Впрочем, не помешает сделать еще один проницательный взгляд «изнутри» английского языка, вновь дав слово Кружкову: «В лимерике найдена золотая середина между растянутостью романа и чрезмерной краткостью пословицы. Конструкция такова. В первой строке появляется герой (или героиня), с непременным указанием на место жительства, во второй – даются его (ее) свойства или что он(а) свершил(а). Причем второе определяется первым! Если наш герой из Тобаго, то он должен есть саго. Если, скажем, из Кельна – огурец малосольный. Дама из Салоников не может обойтись без поклонников, а леди из Атлантики просто обязана носить бантики. И прочее в таком духе. Герой лимерика, как он ни свободен совершать любые глупости, все-таки чем-то связан – но не пошлой логикой жизни, а рифмой». Между прочим, переводчик отвергает революционный характер «нонсенса» Эдварда Лира по отношению к традиции (сравним, как относились в СССР к поэтике Хармса): «Абсурд Эдварда Лира зачастую противопоставляют викторианству, его якобы рутинному и ханжескому духу. При этом упускается из виду, насколько Лир – в самой своей закваске, в привычках и вкусах – был плотью от плоти эпохи.
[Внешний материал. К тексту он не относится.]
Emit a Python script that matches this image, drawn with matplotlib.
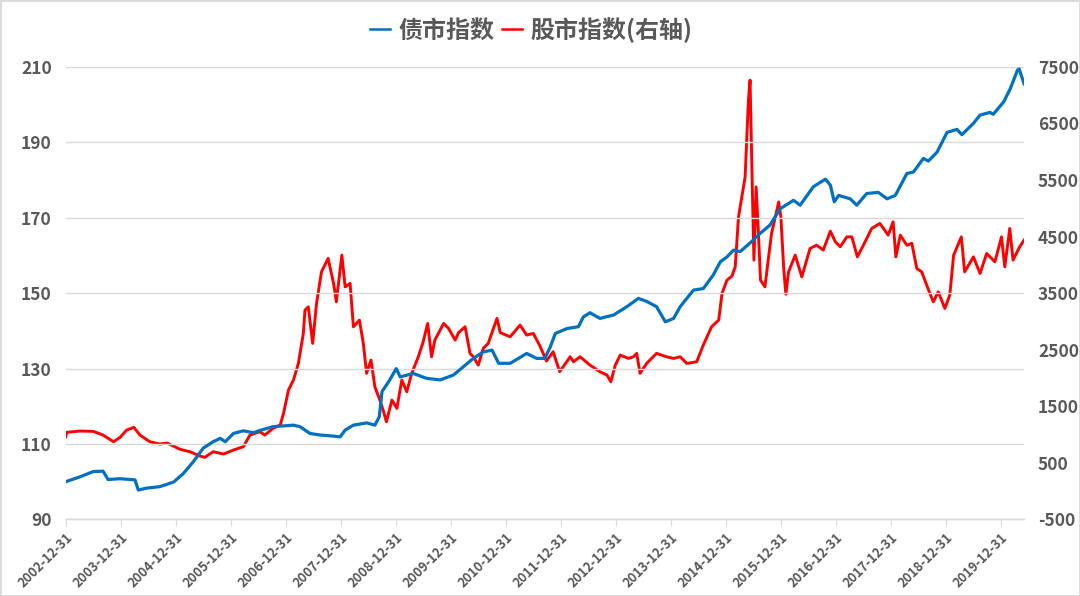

Лучшие стихи Лира – органическая часть большой романтической традиции английской литературы. Неповторимый причудливый колорит, который создан в «Джамблях» и других великих балладах Эдварда Лира, никак не отменяет того, что эти стихи по сути своей совсем не пародийны. В них слышен пафос предприимчивости и стойкого мужества, что вкупе с учтивостью и чувством юмора составляет почти полный набор викторианских добродетелей. Неизбывная романтическая грусть и – вопреки всему – вера в победу духа над косными обстоятельствами жизни».
Пожалуй, трудно найти слова лучше этих, чтобы завершить юбилейную статью про великого, веселого и грустного английского поэта.